Cuando este jueves pasado se produjo la detención de Rodrigo Rato, la noticia inundó de satisfacción las redes sociales y las tertulias de todo nivel. No había comentarios que cuestionaran la oportunidad de la detención y, sobre todo, no he leído ni escuchado ninguno clamando por el respeto a la presunción de inocencia del ex ministro, ex director gerente del FMI y artífice de la «salvación» de Bankia. Desconocemos cuándo deberá prestar declaración ante el juez pero seguro que pocas, muy pocas voces lamentarán el daño que sobre el honor de Rodrigo Rato pueda provocar la sospecha de comisión de hechos constitutivos de delito.

Esta reacción social (y política y mediática) es consecuencia lógica del rechazo a estas conductas que manifiestan cómo la voracidad de los mercados y de quienes gobiernan para ellos va asfixiando cada vez más a la población, privándola de los más elementales derechos a una vida digna. La ciudadanía es cada vez más consciente de que la corrupción no solo es incompatible con un Estado democrático, sino que también imposibilita el Estado Social. De ahí que cada operación policial y judicial contra la corrupción sea celebrada socialmente con satisfacción.

¿Qué hubiera ocurrido si Rodrigo Rato hubiera sido acusado de violencia de género? No hay que hacer un gran esfuerzo imaginativo. Ni tan siquiera uno pequeño. Tenemos, por desgracia, suficientes ejemplos; algunos bastante recientes. La reacción mayoritaria es la de apelar al respeto del derecho a la presunción de inocencia del denunciado (algo, que, por cierto, es una garantía procesal; nada menos, pero tampoco nada más) y, simultáneamente, presumir la falsedad de la denuncia. La indignación social se produce por el «daño irreparable» que sufre de forma «automática» el honor del denunciado, especialmente si se produce una detención. No parece entenderse, en estos casos, que la detención es una medida cautelar que se adopta para proteger la vida y la integridad física de las mujeres (y de sus hijas e hijos).

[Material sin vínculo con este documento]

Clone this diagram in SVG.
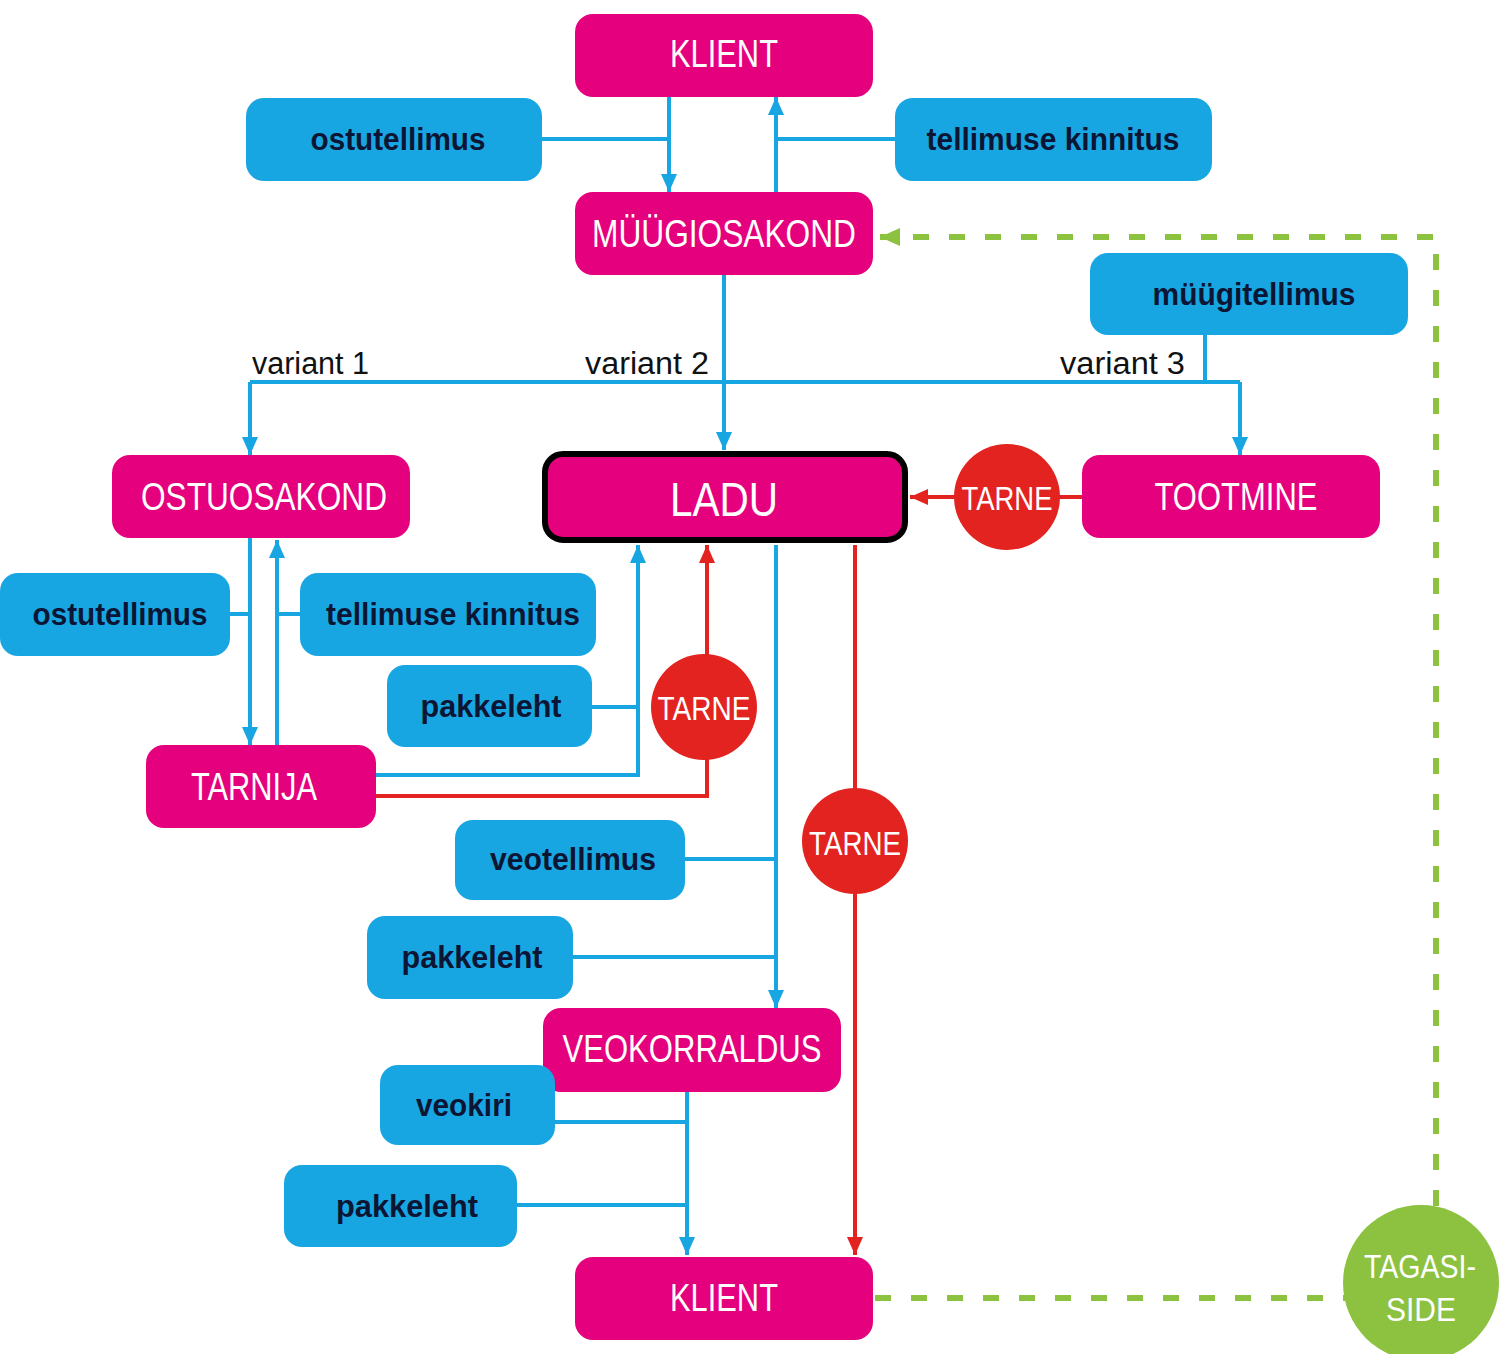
<svg xmlns="http://www.w3.org/2000/svg" width="1499" height="1354" viewBox="0 0 1499 1354">
<style>
.m{fill:#e5007d}
.b{fill:#18a6e2}
.mt{fill:#fff;font-family:"Liberation Sans Narrow","Liberation Sans",Arial,sans-serif;font-size:38px;text-anchor:middle}
.bt{fill:#0c1634;font-family:"Liberation Sans Narrow","Liberation Sans",Arial,sans-serif;font-size:31px;font-weight:bold;text-anchor:middle}
.vt{fill:#111;font-family:"Liberation Sans Narrow","Liberation Sans",Arial,sans-serif;font-size:31px;text-anchor:start}
.ct{fill:#fff;font-family:"Liberation Sans Narrow","Liberation Sans",Arial,sans-serif;font-size:33px;text-anchor:middle}
.cb{fill:none;stroke:#18a6e2;stroke-width:4}
.cr{fill:none;stroke:#e3231f;stroke-width:4}
.cg{fill:none;stroke:#8cc23f;stroke-width:6;stroke-dasharray:16 20}
</style>
<defs>
<marker id="ab" markerUnits="userSpaceOnUse" markerWidth="18" markerHeight="16" refX="18" refY="8" orient="auto"><path d="M0,0 L18,8 L0,16 z" fill="#18a6e2"/></marker>
<marker id="ar" markerUnits="userSpaceOnUse" markerWidth="18" markerHeight="16" refX="18" refY="8" orient="auto"><path d="M0,0 L18,8 L0,16 z" fill="#e3231f"/></marker>
<marker id="ag" markerUnits="userSpaceOnUse" markerWidth="20" markerHeight="18" refX="20" refY="9" orient="auto"><path d="M0,0 L20,9 L0,18 z" fill="#8cc23f"/></marker>
</defs>
<rect width="1499" height="1354" fill="#fff"/>
<g id="connectors">
<path class="cb" d="M669 97 V192" marker-end="url(#ab)"/>
<path class="cb" d="M776 192 V97" marker-end="url(#ab)"/>
<path class="cb" d="M542 139 H669"/>
<path class="cb" d="M895 139 H776"/>
<path class="cb" d="M724 275 V450" marker-end="url(#ab)"/>
<path class="cb" d="M250 382 H1240"/>
<path class="cb" d="M250 382 V455" marker-end="url(#ab)"/>
<path class="cb" d="M1240 382 V455" marker-end="url(#ab)"/>
<path class="cb" d="M1205 335 V382"/>
<path class="cb" d="M250 538 V745" marker-end="url(#ab)"/>
<path class="cb" d="M277 745 V540" marker-end="url(#ab)"/>
<path class="cb" d="M230 614 H250"/>
<path class="cb" d="M300 614 H277"/>
<path class="cb" d="M376 775 H638 V545" marker-end="url(#ab)"/>
<path class="cb" d="M592 707 H638"/>
<path class="cb" d="M776 545 V1008" marker-end="url(#ab)"/>
<path class="cb" d="M685 859 H776"/>
<path class="cb" d="M573 957 H776"/>
<path class="cb" d="M687 1092 V1255" marker-end="url(#ab)"/>
<path class="cb" d="M555 1122 H687"/>
<path class="cb" d="M517 1205 H687"/>
<path class="cr" d="M1082 497 H910" marker-end="url(#ar)"/>
<path class="cr" d="M376 796 H707 V545" marker-end="url(#ar)"/>
<path class="cr" d="M855 545 V1255" marker-end="url(#ar)"/>
<path class="cg" d="M875 1298 H1345"/>
<path class="cg" d="M1436 1206 V237 H880" marker-end="url(#ag)"/>
</g>
<g id="klient-top"><rect class="m" x="575" y="14" width="298" height="83" rx="18"/><text class="mt" x="724" y="67" textLength="108" lengthAdjust="spacingAndGlyphs">KLIENT</text></g>
<g id="ostutellimus-top"><rect class="b" x="246" y="98" width="296" height="83" rx="18"/><text class="bt" x="398" y="150" textLength="175" lengthAdjust="spacingAndGlyphs">ostutellimus</text></g>
<g id="kinnitus-top"><rect class="b" x="895" y="98" width="317" height="83" rx="18"/><text class="bt" x="1053" y="150" textLength="253" lengthAdjust="spacingAndGlyphs">tellimuse kinnitus</text></g>
<g id="myygiosakond"><rect class="m" x="575" y="192" width="298" height="83" rx="18"/><text class="mt" x="724" y="247" textLength="264" lengthAdjust="spacingAndGlyphs">MÜÜGIOSAKOND</text></g>
<g id="myygitellimus"><rect class="b" x="1090" y="253" width="318" height="82" rx="18"/><text class="bt" x="1254" y="305" textLength="203" lengthAdjust="spacingAndGlyphs">müügitellimus</text></g>
<g id="labels">
<text class="vt" x="252" y="374" textLength="117" lengthAdjust="spacingAndGlyphs">variant 1</text>
<text class="vt" x="585" y="374" textLength="124" lengthAdjust="spacingAndGlyphs">variant 2</text>
<text class="vt" x="1060" y="374" textLength="125" lengthAdjust="spacingAndGlyphs">variant 3</text>
</g>
<g id="ostuosakond"><rect class="m" x="112" y="455" width="298" height="83" rx="18"/><text class="mt" x="264" y="510" textLength="246" lengthAdjust="spacingAndGlyphs">OSTUOSAKOND</text></g>
<g id="ladu"><rect class="m" x="545" y="454" width="360" height="86" rx="18" stroke="#000" stroke-width="6"/><text class="mt" x="724" y="516" style="font-size:48px" textLength="108" lengthAdjust="spacingAndGlyphs">LADU</text></g>
<g id="tarne-1"><circle cx="1007" cy="497" r="53" fill="#e3231f"/><text class="ct" x="1007" y="510" textLength="91" lengthAdjust="spacingAndGlyphs">TARNE</text></g>
<g id="tootmine"><rect class="m" x="1082" y="455" width="298" height="83" rx="18"/><text class="mt" x="1236" y="510" textLength="163" lengthAdjust="spacingAndGlyphs">TOOTMINE</text></g>
<g id="ostutellimus-left"><rect class="b" x="0" y="573" width="230" height="83" rx="18"/><text class="bt" x="120" y="625" textLength="175" lengthAdjust="spacingAndGlyphs">ostutellimus</text></g>
<g id="kinnitus-mid"><rect class="b" x="300" y="573" width="296" height="83" rx="18"/><text class="bt" x="453" y="625" textLength="254" lengthAdjust="spacingAndGlyphs">tellimuse kinnitus</text></g>
<g id="pakkeleht-1"><rect class="b" x="387" y="665" width="205" height="82" rx="18"/><text class="bt" x="491" y="717" textLength="141" lengthAdjust="spacingAndGlyphs">pakkeleht</text></g>
<g id="tarne-2"><circle cx="704" cy="707" r="53" fill="#e3231f"/><text class="ct" x="704" y="720" textLength="93" lengthAdjust="spacingAndGlyphs">TARNE</text></g>
<g id="tarnija"><rect class="m" x="146" y="745" width="230" height="83" rx="18"/><text class="mt" x="254" y="800" textLength="126" lengthAdjust="spacingAndGlyphs">TARNIJA</text></g>
<g id="veotellimus"><rect class="b" x="455" y="820" width="230" height="80" rx="18"/><text class="bt" x="573" y="870" textLength="166" lengthAdjust="spacingAndGlyphs">veotellimus</text></g>
<g id="tarne-3"><circle cx="855" cy="841" r="53" fill="#e3231f"/><text class="ct" x="855" y="855" textLength="92" lengthAdjust="spacingAndGlyphs">TARNE</text></g>
<g id="pakkeleht-2"><rect class="b" x="367" y="916" width="206" height="83" rx="18"/><text class="bt" x="472" y="968" textLength="141" lengthAdjust="spacingAndGlyphs">pakkeleht</text></g>
<g id="veokorraldus"><rect class="m" x="543" y="1008" width="298" height="84" rx="18"/><text class="mt" x="692" y="1062" textLength="259" lengthAdjust="spacingAndGlyphs">VEOKORRALDUS</text></g>
<g id="veokiri"><rect class="b" x="380" y="1065" width="175" height="80" rx="18"/><text class="bt" x="464" y="1116" textLength="96" lengthAdjust="spacingAndGlyphs">veokiri</text></g>
<g id="pakkeleht-3"><rect class="b" x="284" y="1165" width="233" height="82" rx="18"/><text class="bt" x="407" y="1217" textLength="142" lengthAdjust="spacingAndGlyphs">pakkeleht</text></g>
<g id="klient-bottom"><rect class="m" x="575" y="1257" width="298" height="83" rx="18"/><text class="mt" x="724" y="1311" textLength="108" lengthAdjust="spacingAndGlyphs">KLIENT</text></g>
<g id="tagasiside"><circle cx="1421" cy="1283" r="78" fill="#8cc23f"/><text class="mt" x="1420" y="1278" style="font-size:34px" textLength="112" lengthAdjust="spacingAndGlyphs">TAGASI-</text><text class="mt" x="1421" y="1321" style="font-size:34px" textLength="70" lengthAdjust="spacingAndGlyphs">SIDE</text></g>
</svg>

Esta reacción social (y política y mediática) es consecuencia lógica de la tolerancia de estas conductas que manifiestan cómo los roles y estereotipos de género en que se basan las históricas relaciones desiguales de poder entre hombres y mujeres siguen bien enraizados en el imaginario social. La ciudadanía no es consciente de que la desigualdad entre hombres y mujeres y, por ende, su forma más violenta de manifestarse es incompatible con un Estado Social y democrático de Derecho. De ahí que cada operación policial y judicial contra la violencia de género sea cuestionada socialmente.

Ante este panorama, que refleja que la sociedad es cómplice con la violencia machista, ¿con qué cara se anima a las mujeres que sufren esta violencia a que denuncien?